### What is being asked
Retype, exactly as they stand, the lines from the start of the data to the line that contains "CartesianGrid, ReferenceDot, Legend", both ends included. Leave the pictures out.

::::::

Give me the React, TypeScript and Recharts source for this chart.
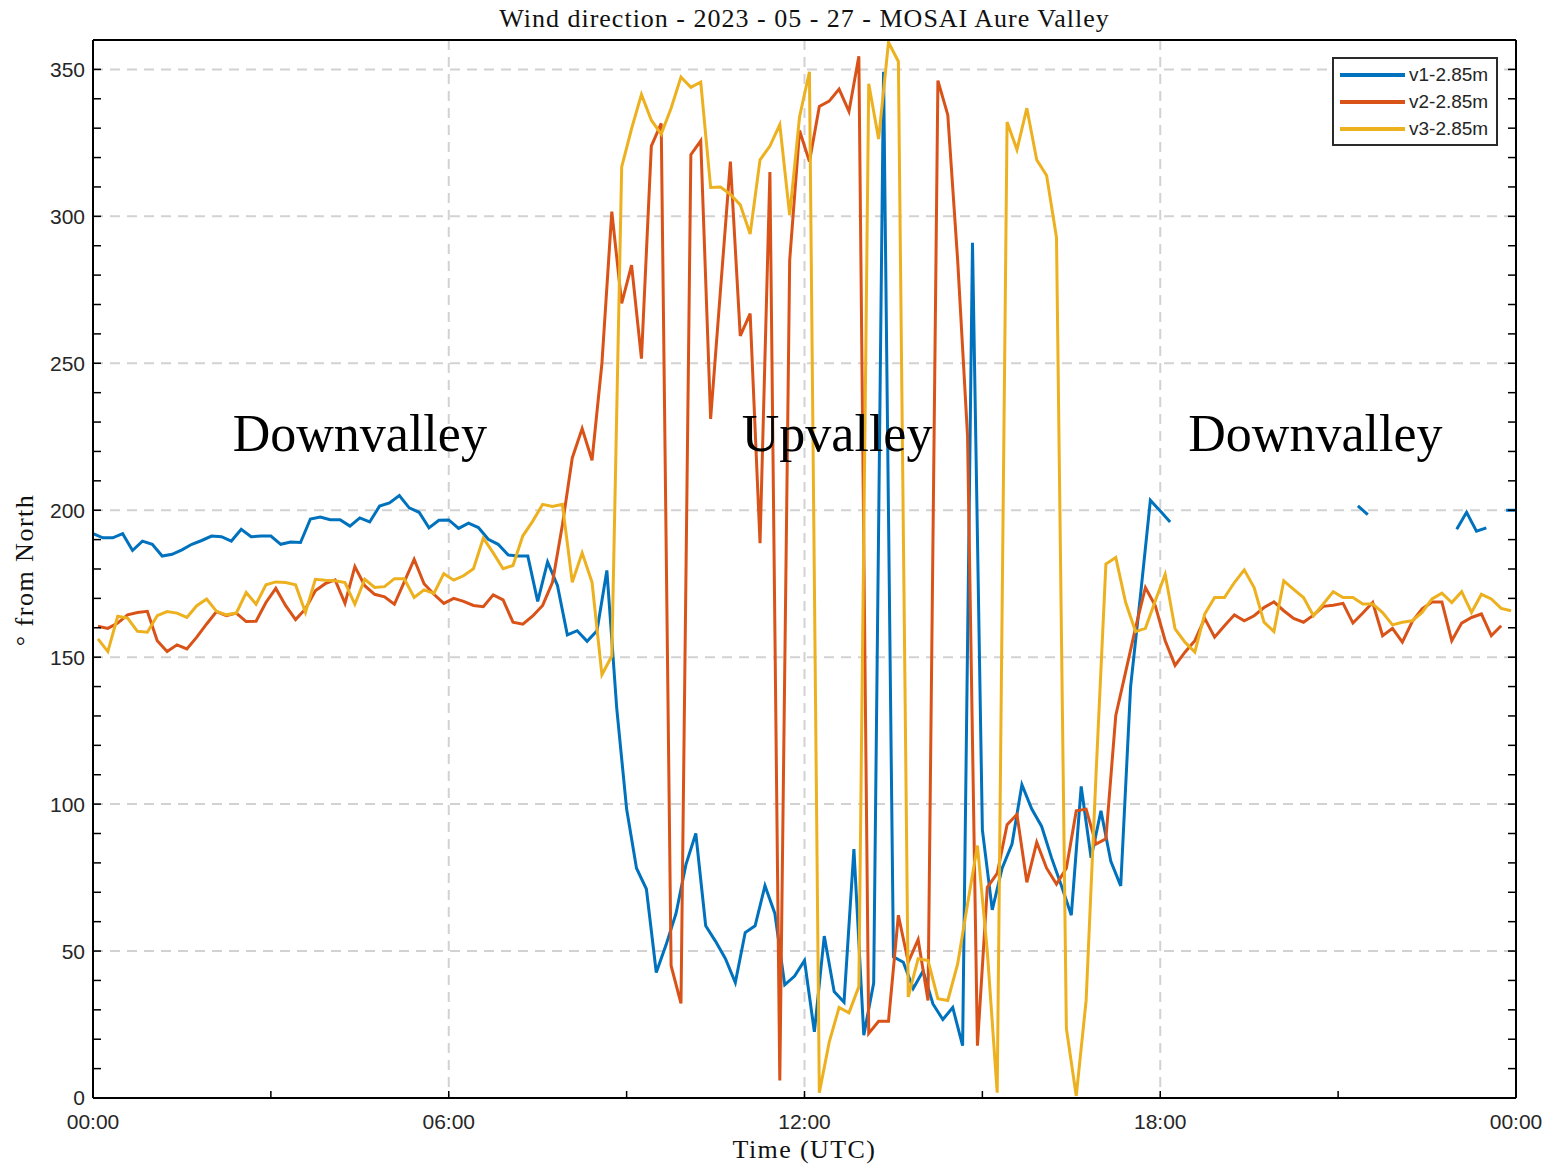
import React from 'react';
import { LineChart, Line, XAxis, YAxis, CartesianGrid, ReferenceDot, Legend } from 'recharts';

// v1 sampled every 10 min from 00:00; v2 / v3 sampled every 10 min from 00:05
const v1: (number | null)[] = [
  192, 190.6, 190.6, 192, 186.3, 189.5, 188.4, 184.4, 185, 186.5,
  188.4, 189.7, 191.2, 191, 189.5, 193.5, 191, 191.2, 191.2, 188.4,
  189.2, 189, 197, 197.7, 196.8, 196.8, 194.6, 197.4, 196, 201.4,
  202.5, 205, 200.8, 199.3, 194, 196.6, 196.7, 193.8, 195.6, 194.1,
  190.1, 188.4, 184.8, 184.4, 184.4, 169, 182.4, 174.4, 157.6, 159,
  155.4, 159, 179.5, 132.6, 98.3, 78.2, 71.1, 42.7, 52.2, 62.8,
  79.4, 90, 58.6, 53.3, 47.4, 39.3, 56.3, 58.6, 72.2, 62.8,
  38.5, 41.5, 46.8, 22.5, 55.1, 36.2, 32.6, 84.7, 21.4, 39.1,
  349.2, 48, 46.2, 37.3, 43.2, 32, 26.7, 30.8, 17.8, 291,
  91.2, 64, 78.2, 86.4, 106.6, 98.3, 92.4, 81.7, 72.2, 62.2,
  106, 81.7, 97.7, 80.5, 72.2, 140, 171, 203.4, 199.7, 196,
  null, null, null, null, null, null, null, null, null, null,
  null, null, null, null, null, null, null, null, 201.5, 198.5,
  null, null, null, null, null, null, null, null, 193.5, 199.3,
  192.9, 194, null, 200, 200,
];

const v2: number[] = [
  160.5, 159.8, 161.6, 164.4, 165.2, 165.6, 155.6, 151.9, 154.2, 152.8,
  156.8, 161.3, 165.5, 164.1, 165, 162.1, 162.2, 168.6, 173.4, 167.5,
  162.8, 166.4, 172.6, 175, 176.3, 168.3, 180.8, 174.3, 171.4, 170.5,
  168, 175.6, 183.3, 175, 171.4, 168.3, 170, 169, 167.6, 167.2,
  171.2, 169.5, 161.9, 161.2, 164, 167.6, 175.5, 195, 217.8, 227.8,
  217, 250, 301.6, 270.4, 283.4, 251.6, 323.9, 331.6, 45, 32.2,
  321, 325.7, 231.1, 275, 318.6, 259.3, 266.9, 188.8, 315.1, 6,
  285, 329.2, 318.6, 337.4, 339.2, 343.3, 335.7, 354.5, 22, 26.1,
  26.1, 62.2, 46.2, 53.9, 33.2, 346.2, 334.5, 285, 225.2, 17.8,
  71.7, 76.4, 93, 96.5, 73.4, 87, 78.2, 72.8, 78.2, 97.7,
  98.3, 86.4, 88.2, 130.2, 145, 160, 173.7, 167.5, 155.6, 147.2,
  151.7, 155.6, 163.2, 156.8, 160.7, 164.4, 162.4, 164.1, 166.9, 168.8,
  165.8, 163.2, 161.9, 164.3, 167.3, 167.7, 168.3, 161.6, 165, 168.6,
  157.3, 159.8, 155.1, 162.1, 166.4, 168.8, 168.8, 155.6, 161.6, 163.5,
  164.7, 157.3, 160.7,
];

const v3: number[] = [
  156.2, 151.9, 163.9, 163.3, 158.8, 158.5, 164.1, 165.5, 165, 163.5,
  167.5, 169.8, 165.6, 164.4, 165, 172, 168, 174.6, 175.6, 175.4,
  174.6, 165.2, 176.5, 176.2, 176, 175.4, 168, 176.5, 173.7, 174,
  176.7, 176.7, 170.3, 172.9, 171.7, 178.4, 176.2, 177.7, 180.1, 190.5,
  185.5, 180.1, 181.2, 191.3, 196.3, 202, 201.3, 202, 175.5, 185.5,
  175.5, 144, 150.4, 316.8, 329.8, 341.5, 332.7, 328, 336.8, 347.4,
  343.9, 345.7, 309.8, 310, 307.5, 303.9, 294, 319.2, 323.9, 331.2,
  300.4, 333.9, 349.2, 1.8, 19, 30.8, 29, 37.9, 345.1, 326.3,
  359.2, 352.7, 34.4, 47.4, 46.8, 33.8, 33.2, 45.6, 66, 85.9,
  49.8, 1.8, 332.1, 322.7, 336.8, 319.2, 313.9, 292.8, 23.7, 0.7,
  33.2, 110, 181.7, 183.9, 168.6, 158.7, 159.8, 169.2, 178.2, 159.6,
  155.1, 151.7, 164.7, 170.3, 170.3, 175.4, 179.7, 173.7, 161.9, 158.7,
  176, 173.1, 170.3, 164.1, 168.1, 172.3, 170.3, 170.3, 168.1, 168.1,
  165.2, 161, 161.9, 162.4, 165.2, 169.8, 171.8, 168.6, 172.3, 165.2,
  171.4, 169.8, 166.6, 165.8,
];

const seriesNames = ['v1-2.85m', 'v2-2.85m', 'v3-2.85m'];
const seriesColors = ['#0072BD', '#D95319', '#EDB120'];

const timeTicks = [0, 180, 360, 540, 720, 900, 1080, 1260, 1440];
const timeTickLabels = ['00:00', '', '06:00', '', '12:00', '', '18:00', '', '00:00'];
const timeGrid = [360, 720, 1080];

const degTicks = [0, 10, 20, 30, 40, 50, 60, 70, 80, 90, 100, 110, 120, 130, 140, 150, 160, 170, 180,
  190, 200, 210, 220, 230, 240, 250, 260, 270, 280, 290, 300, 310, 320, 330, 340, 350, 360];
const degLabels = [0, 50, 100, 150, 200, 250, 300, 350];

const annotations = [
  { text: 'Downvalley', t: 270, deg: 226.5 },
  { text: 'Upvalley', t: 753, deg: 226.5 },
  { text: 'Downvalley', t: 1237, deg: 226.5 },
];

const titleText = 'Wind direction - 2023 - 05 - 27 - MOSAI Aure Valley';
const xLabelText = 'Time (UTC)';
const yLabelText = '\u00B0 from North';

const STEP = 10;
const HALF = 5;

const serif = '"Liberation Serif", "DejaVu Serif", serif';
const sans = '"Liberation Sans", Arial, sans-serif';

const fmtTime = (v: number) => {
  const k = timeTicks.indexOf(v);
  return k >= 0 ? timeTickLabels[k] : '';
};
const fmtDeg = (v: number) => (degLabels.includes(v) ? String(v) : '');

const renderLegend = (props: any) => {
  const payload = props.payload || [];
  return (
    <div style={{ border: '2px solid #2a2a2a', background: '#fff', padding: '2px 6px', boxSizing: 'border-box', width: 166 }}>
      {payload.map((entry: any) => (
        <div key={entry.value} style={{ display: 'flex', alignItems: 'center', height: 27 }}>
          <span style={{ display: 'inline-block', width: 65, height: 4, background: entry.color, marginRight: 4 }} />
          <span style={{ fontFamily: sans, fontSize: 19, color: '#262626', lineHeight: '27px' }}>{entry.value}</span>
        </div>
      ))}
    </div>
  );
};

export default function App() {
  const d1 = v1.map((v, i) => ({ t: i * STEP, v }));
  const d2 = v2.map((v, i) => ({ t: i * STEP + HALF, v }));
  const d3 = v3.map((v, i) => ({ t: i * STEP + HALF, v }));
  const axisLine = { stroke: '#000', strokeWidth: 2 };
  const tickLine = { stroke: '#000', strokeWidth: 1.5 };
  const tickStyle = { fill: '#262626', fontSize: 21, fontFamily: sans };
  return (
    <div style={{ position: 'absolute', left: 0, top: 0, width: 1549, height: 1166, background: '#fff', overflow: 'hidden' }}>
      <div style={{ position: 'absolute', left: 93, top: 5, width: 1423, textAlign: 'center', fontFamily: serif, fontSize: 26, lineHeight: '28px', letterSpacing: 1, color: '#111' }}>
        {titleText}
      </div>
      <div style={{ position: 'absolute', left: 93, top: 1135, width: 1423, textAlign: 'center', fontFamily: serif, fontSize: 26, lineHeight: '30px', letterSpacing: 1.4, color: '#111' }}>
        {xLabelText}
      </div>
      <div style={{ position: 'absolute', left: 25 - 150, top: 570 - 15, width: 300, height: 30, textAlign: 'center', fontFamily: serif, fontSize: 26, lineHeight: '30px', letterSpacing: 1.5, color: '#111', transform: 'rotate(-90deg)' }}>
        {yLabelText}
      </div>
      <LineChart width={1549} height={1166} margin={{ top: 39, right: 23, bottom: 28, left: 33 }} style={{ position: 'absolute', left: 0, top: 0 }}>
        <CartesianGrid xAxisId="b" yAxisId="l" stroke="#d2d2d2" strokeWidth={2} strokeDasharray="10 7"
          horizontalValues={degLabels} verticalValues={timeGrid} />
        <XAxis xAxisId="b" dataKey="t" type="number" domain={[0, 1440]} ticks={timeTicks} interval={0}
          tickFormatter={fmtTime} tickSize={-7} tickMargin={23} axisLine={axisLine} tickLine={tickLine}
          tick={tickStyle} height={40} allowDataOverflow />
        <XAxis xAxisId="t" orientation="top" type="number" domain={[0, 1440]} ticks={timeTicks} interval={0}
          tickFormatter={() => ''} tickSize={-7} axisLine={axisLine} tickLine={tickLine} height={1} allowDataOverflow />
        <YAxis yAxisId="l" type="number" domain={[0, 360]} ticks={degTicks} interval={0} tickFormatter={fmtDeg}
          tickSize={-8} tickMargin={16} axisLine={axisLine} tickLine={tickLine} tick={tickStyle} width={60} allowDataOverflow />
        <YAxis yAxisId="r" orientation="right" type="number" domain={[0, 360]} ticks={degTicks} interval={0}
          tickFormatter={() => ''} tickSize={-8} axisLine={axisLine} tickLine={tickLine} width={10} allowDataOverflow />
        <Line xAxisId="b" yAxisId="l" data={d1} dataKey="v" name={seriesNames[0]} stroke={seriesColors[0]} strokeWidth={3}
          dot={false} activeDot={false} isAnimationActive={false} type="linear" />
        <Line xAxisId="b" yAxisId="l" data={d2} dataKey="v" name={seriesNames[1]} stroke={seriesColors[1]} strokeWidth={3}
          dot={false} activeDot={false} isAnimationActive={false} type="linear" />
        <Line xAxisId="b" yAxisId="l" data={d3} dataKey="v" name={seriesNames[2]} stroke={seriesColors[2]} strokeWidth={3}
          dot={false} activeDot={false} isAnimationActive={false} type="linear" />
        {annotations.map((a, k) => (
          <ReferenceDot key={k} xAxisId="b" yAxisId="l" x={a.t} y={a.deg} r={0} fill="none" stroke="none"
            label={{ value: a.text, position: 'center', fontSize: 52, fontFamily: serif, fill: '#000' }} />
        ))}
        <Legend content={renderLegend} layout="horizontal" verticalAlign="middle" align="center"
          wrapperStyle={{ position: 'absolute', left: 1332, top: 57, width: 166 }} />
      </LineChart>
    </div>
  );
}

::::::

### Complete response
Give me the React, TypeScript and Recharts source for this chart.
import React from 'react';
import { LineChart, Line, XAxis, YAxis, CartesianGrid, ReferenceDot, Legend } from 'recharts';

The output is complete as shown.